Set at the turn of the twentieth century, a group of girls from a boarding school are plopped into the vast, untamed expanse of Australia's back country. This fabulous juxtaposition is poised before us from the very start as we listen to the school's principal (exquisitely played by Rachel Roberts) warns of the dangers of the outback - the multitude of venomous snakes and insects that populate the treacherous rock-to young females dressed in full, pure white, Victorian apparel. Sense is pitted against superstition and logic and reason are set against the mysterious and unexplained. The latter haunts many of the lead characters in the film as they struggle to understand, explain and resolve the incident, only to learn as they delve deeper into the mystery, that there may be no solution. A second theme of obsession over the unexplainable then deftly weaves itself into the film (a sense of compulsion similar to that exhibited in David Fincher's "Zodiac").
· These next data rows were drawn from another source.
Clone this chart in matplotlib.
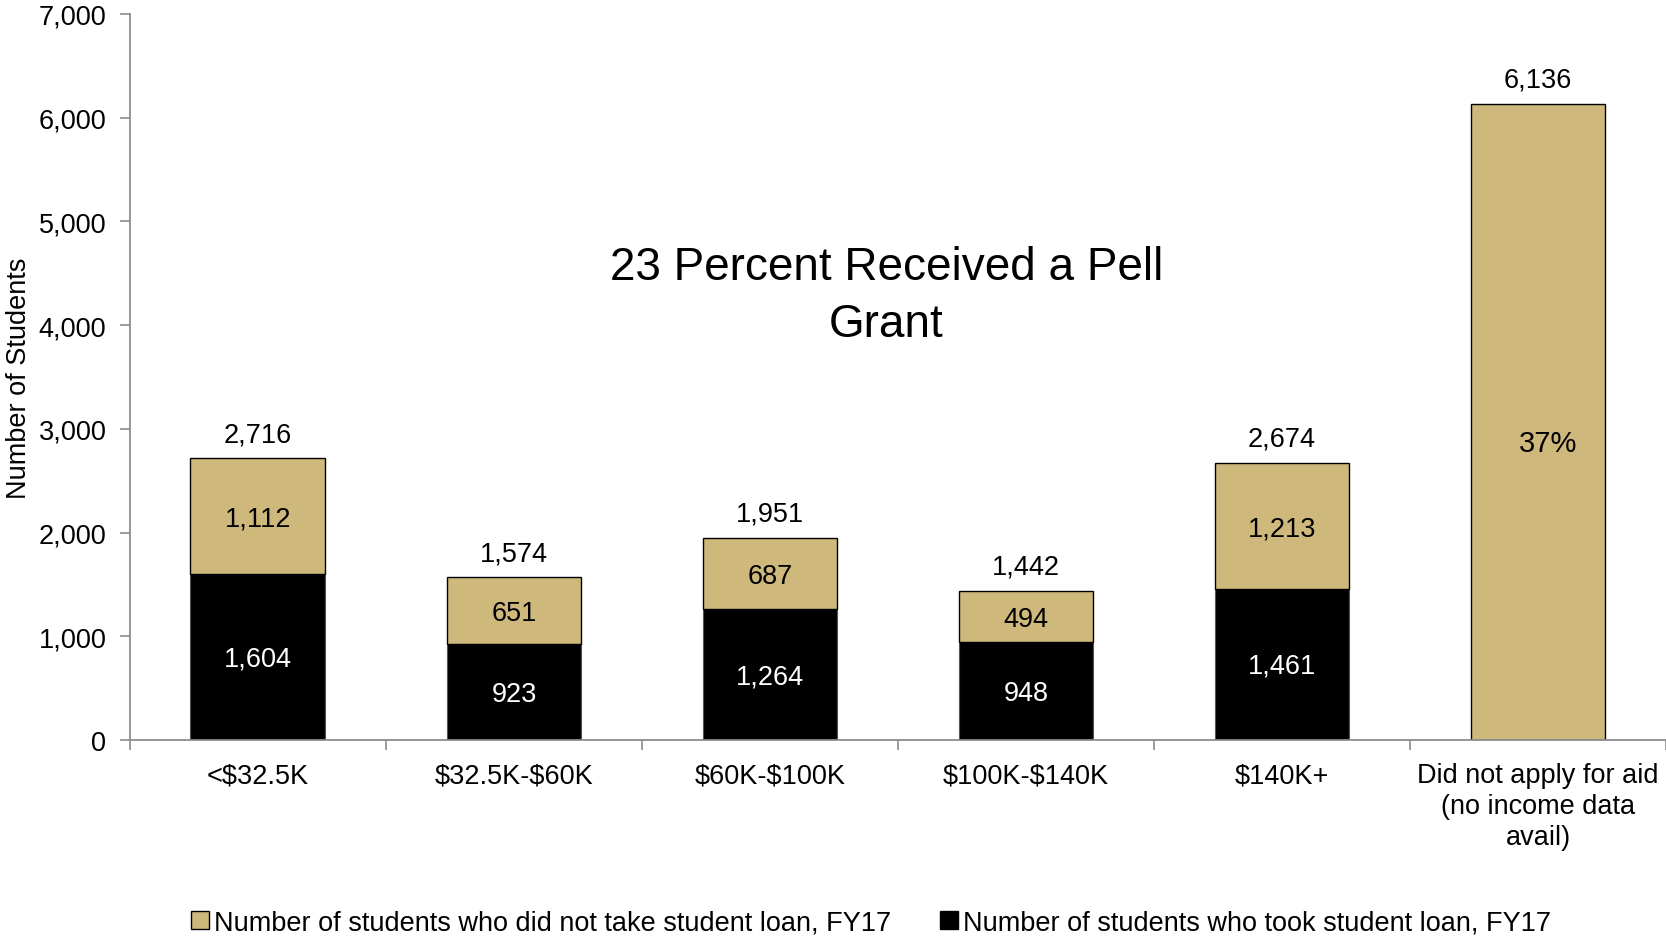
import matplotlib
matplotlib.use("Agg")
import matplotlib.pyplot as plt
import numpy as np
from matplotlib.patches import Patch

plt.rcParams['font.family'] = ['Liberation Sans', 'DejaVu Sans']
plt.rcParams['text.parse_math'] = False

categories = ["<$32.5K", "$32.5K-$60K", "$60K-$100K", "$100K-$140K", "$140K+",
              "Did not apply for aid\n(no income data\navail)"]
took_loan = [1604, 923, 1264, 948, 1461, 0]
no_loan = [1112, 651, 687, 494, 1213, 6136]
totals = [2716, 1574, 1951, 1442, 2674, 6136]
yticks = [0, 1000, 2000, 3000, 4000, 5000, 6000, 7000]

gold = "#CFB87C"
axis_grey = "#8C8C8C"

fig = plt.figure(figsize=(16.66, 9.37), dpi=100)
ax = fig.add_axes([0.078, 0.209, 0.922, 0.775])

x = np.arange(len(categories))
w = 0.527
ax.bar(x, took_loan, width=w, color="black", edgecolor="#555555", linewidth=0.8, zorder=2)
ax.bar(x, no_loan, width=w, bottom=took_loan, color=gold, edgecolor="black",
       linewidth=1.0, zorder=2)

fs = 19.5
for i in range(len(categories)):
    if took_loan[i] > 0:
        ax.text(x[i], took_loan[i] / 2 - 15, f"{took_loan[i]:,}", ha="center", va="center",
                color="white", fontsize=fs)
        ax.text(x[i], took_loan[i] + no_loan[i] / 2 - 25, f"{no_loan[i]:,}", ha="center",
                va="center", color="black", fontsize=fs)
    ax.text(x[i], totals[i] + 230, f"{totals[i]:,}", ha="center", va="center",
            color="black", fontsize=fs)

ax.text(x[5] + 0.04, 2860, "37%", ha="center", va="center", fontsize=21)

ax.set_xlim(-0.5, 5.5)
ax.set_ylim(0, 7000)
ax.set_yticks(yticks)
ax.set_yticklabels([f"{v:,}" for v in yticks], fontsize=fs)
ax.set_xticks(x)
ax.set_xticklabels(categories, fontsize=fs, linespacing=1.25)
ax.set_xticks(np.arange(-0.5, 5.6, 1.0), minor=True)
ax.tick_params(axis="x", which="major", length=0, pad=16)
ax.tick_params(axis="x", which="minor", length=7, color=axis_grey, width=1.2, direction="out")
ax.tick_params(axis="y", length=7, color=axis_grey, width=1.2, direction="out", pad=10)
for s in ["top", "right"]:
    ax.spines[s].set_visible(False)
for s in ["left", "bottom"]:
    ax.spines[s].set_color(axis_grey)
    ax.spines[s].set_linewidth(1.3)

ax.set_ylabel("Number of Students", fontsize=fs)
ax.yaxis.set_label_coords(-0.064, 0.5)

fig.text(0.532, 0.684, "23 Percent Received a Pell\nGrant", ha="center", va="center",
         fontsize=33, linespacing=1.38)

handles = [Patch(facecolor=gold, edgecolor="black", linewidth=1.0),
           Patch(facecolor="black", edgecolor="black")]
labels = ["Number of students who did not take student loan, FY17",
          "Number of students who took student loan, FY17"]
fig.legend(handles, labels, loc="center", bbox_to_anchor=(0.523, 0.014), ncol=2,
           frameon=False, fontsize=fs, handlelength=0.65, handleheight=0.65,
           handletextpad=0.2, columnspacing=1.8)

fig.savefig("out.png", dpi=100)
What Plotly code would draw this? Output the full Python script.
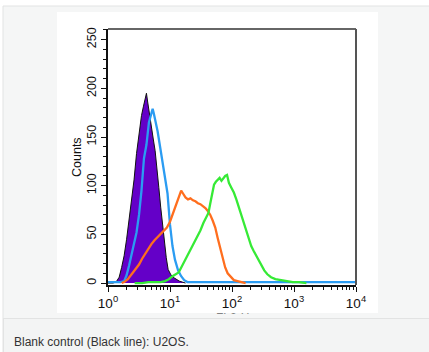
import plotly.graph_objects as go

# ---- data (log10 of FL2-H, counts) ----
blank_log = [0.00,0.08,0.13,0.18,0.22,0.26,0.30,0.34,0.38,0.42,0.46,0.50,0.54,0.57,0.60,0.62,0.64,0.67,0.70,0.73,0.76,0.79,0.82,0.85,0.88,0.91,0.94,0.97,1.01,1.05,1.10,1.15,1.20,1.25]
blank_cnt = [0,0,1,6,16,28,45,64,84,106,133,156,172,181,190,195,186,172,160,148,136,120,98,78,58,40,26,14,9,6,4,2,1,0]

blue_log = [0.00,0.10,0.20,0.26,0.30,0.34,0.38,0.42,0.46,0.50,0.54,0.58,0.62,0.66,0.69,0.72,0.74,0.77,0.80,0.84,0.88,0.92,0.96,1.00,1.04,1.08,1.13,1.18,1.23,1.28,1.35,1.50,2.00,3.00,4.00]
blue_cnt = [1,1,1,2,8,18,30,41,52,70,95,128,142,165,172,179,174,165,156,140,123,108,92,60,38,24,13,7,3,1,1,1,1,1,1]

orange_log = [0.22,0.26,0.32,0.38,0.44,0.50,0.55,0.60,0.65,0.70,0.75,0.80,0.85,0.90,0.95,1.00,1.04,1.08,1.12,1.15,1.18,1.21,1.25,1.29,1.33,1.37,1.41,1.45,1.49,1.53,1.57,1.61,1.65,1.69,1.73,1.77,1.81,1.85,1.89,1.93,1.98,2.03,2.09,2.15,2.22]
orange_cnt = [0,1,4,9,14,19,25,30,36,40,44,47,50,54,57,63,70,78,86,91,95,92,88,86,87,85,84,82,81,79,77,74,70,64,57,46,35,24,16,10,6,3,2,1,0]

green_log = [0.43,0.55,0.65,0.75,0.85,0.92,0.98,1.04,1.09,1.14,1.19,1.24,1.29,1.34,1.39,1.44,1.49,1.54,1.58,1.62,1.65,1.68,1.71,1.74,1.77,1.80,1.83,1.86,1.89,1.92,1.95,1.99,2.03,2.07,2.11,2.15,2.19,2.23,2.27,2.31,2.35,2.39,2.43,2.47,2.52,2.57,2.63,2.70,2.78,2.88,2.98,3.08,3.20]
green_cnt = [0,0,1,1,1,2,4,7,9,11,17,23,29,36,42,47,54,62,67,72,82,93,101,104,106,108,105,108,110,111,103,98,93,86,78,70,62,53,45,38,33,28,24,19,13,9,6,4,3,2,1,1,0]

x_tickvals = [1, 10, 100, 1000, 10000]
x_ticktext = ["10<sup>0</sup>", "10<sup>1</sup>", "10<sup>2</sup>", "10<sup>3</sup>", "10<sup>4</sup>"]
y_tickvals = [0, 50, 100, 150, 200, 250]
caption = "Blank control (Black line): U2OS."

FONT = "Arial, Liberation Sans, Helvetica, sans-serif"

# layout geometry (pixels)
W, H = 429, 352
L, R, T, B = 108, 356, 29, 285
def px_x(p):
    return (p - L) / (R - L)
def px_y(p):
    return (B - p) / (B - T)

fig = go.Figure()
fig.add_trace(go.Scatter(x=[10 ** v for v in blank_log], y=blank_cnt, mode="lines",
                         line=dict(color="#111111", width=1), fill="tozeroy",
                         fillcolor="#6400c8", hoverinfo="skip"))
fig.add_trace(go.Scatter(x=[10 ** v for v in blue_log], y=blue_cnt, mode="lines",
                         line=dict(color="#2b9cf2", width=2.3), hoverinfo="skip"))
fig.add_trace(go.Scatter(x=[10 ** v for v in orange_log], y=orange_cnt, mode="lines",
                         line=dict(color="#ff6e1e", width=2.3), hoverinfo="skip"))
fig.add_trace(go.Scatter(x=[10 ** v for v in green_log], y=green_cnt, mode="lines",
                         line=dict(color="#36ea36", width=2.3), hoverinfo="skip"))

minor_x = [k * 10 ** d for d in range(4) for k in range(2, 10)]

fig.update_layout(
    width=W, height=H, showlegend=False,
    margin=dict(l=L, r=W - R, t=T, b=H - B, pad=0),
    paper_bgcolor="white", plot_bgcolor="white",
    font=dict(family=FONT, size=12, color="#111111"),
    xaxis=dict(type="log", range=[0, 4], tickmode="array", tickvals=x_tickvals,
               ticktext=x_ticktext, ticks="outside", ticklen=5, tickwidth=1.2,
               tickcolor="#111", showline=True, linecolor="#111", linewidth=1.5,
               showgrid=False, zeroline=False, tickfont=dict(size=13.5),
               minor=dict(tickmode="array", tickvals=minor_x, ticks="outside",
                          ticklen=3, tickwidth=1, tickcolor="#111", showgrid=False)),
    yaxis=dict(range=[-2, 261], tickmode="array", tickvals=y_tickvals,
               ticks="outside", ticklen=5, tickwidth=1.2, tickcolor="#111",
               showline=True, linecolor="#111", linewidth=1.5, showgrid=False,
               zeroline=False, tickangle=-90, tickfont=dict(size=12.5),
               minor=dict(dtick=10, ticks="outside", ticklen=3, tickwidth=1,
                          tickcolor="#111", showgrid=False)),
)

shapes = [
    dict(type="rect", xref="paper", yref="paper", layer="below",
         x0=px_x(3), x1=px_x(440), y0=px_y(6), y1=px_y(360),
         fillcolor="#f5f6f6", line=dict(color="#e2e3e3", width=1)),
    dict(type="rect", xref="paper", yref="paper", layer="below",
         x0=px_x(57), x1=px_x(378), y0=px_y(12), y1=px_y(313),
         fillcolor="white", line=dict(width=0)),
    dict(type="line", xref="paper", yref="paper", x0=0, x1=1, y0=1, y1=1,
         line=dict(color="#666", width=2)),
    dict(type="line", xref="paper", yref="paper", x0=1, x1=1, y0=0, y1=1,
         line=dict(color="#555", width=2)),
]
fig.update_layout(shapes=shapes)

annotations = [
    dict(text="Counts", xref="paper", yref="paper", x=px_x(77), y=px_y(157),
         xanchor="center", yanchor="middle",
         textangle=-90, showarrow=False, font=dict(size=12.5, color="#111")),
    dict(text="FL2-H", xref="paper", yref="paper", x=px_x(232), y=px_y(309),
         xanchor="center", yanchor="top", showarrow=False, font=dict(size=12, color="#111")),
    dict(text=" ", xref="paper", yref="paper", x=px_x(3.5), y=px_y(313),
         xanchor="left", yanchor="top", width=440, height=5, borderpad=0,
         bgcolor="#f5f6f6", showarrow=False),
    dict(text=" ", xref="paper", yref="paper", x=px_x(3), y=px_y(318),
         xanchor="left", yanchor="top", width=440, height=50, borderpad=0,
         bgcolor="#f3f4f4", bordercolor="#e2e3e3", borderwidth=1, showarrow=False),
    dict(text=caption, xref="paper", yref="paper", x=px_x(12), y=px_y(342),
         xanchor="left", yanchor="middle", showarrow=False,
         font=dict(size=12, color="#333333")),
]
fig.update_layout(annotations=annotations)

fig.write_html("out.html")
From the moment you begin watching the opening credit sequence, complemented with a mesmerizing, pan flute score, you're drawn in. Upon completion of my first viewing, I pressed "Play" and began it all over again, only to realize that it feels even fresher upon second viewing. My great regret now is that I didn't indulge in this film while my good friend Robert was still living. He long-considered this his favorite film, and the framed one-sheet from the film that once hung in his apartment now resides in the manager's office of the theatre I work at. I certainly can understand now why he had such adoration for the film.